3) In what ways does the structure of this book follow the idea of the hero’s journey as being one of adventure and transformation? In what ways does the book depart from this notion?

4) Time, memory and “the journey” all are key elements in this book. For example, the first lines of the poem, “Nearby Is the Country,” state: “The past moves inside me/as water from a swollen river makes its inevitable way/to the sea.” How are time and memory like moving water? Who do you believe could be the “bloody blind one” standing on the rooftop waiting to be recused? Who or what do you think could be the rescuer?

5) The poem “Dematerializing” draw heavily on the tale of “The Ring of Gyges,” as set forth in Plato’s Republic, which explores the idea of human virtue. What would you do if you knew there would be no consequences to your actions? Does your answer match your core beliefs about who you want to be?

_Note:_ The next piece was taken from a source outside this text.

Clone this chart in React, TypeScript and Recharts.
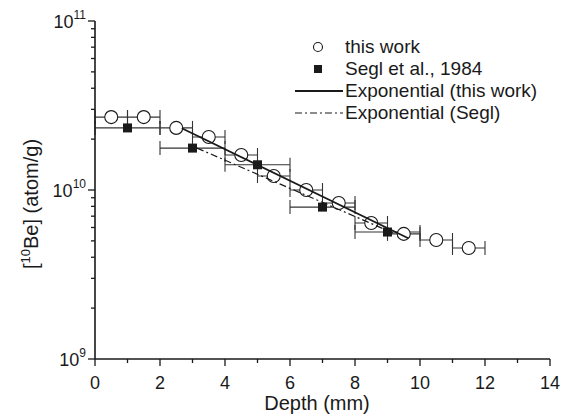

7) The poems “A Banjo Strums Itself to Sleep” and “The Mirage of Saints Confess Their Unholy Thoughts” employ the editorial strike-out function (as in strike-out) as a way of creating juxtaposition among images to produce a poem that can be read and experienced at different levels. Choose one of the poems and analyze the different meanings found when reading it with and without the struck-out text. Which way feels more authentic to you and why? Do you believe this technique causes the poem to be more effective or less effective?

8) The signature poem “Two Daughters” ends with the lines: “burn a path through this world/or move on to the next.” In what ways can a person “burn a path” through the world?

9) In section three, many of the speakers are presented as imperfect human beings. In what ways do these personas serve the themes of this book?

10) What might your friends and family say are on your own “short list of certainties?” Explain why they would or would not be correct in their assumptions? Is there something you might add to your list that others might not know about?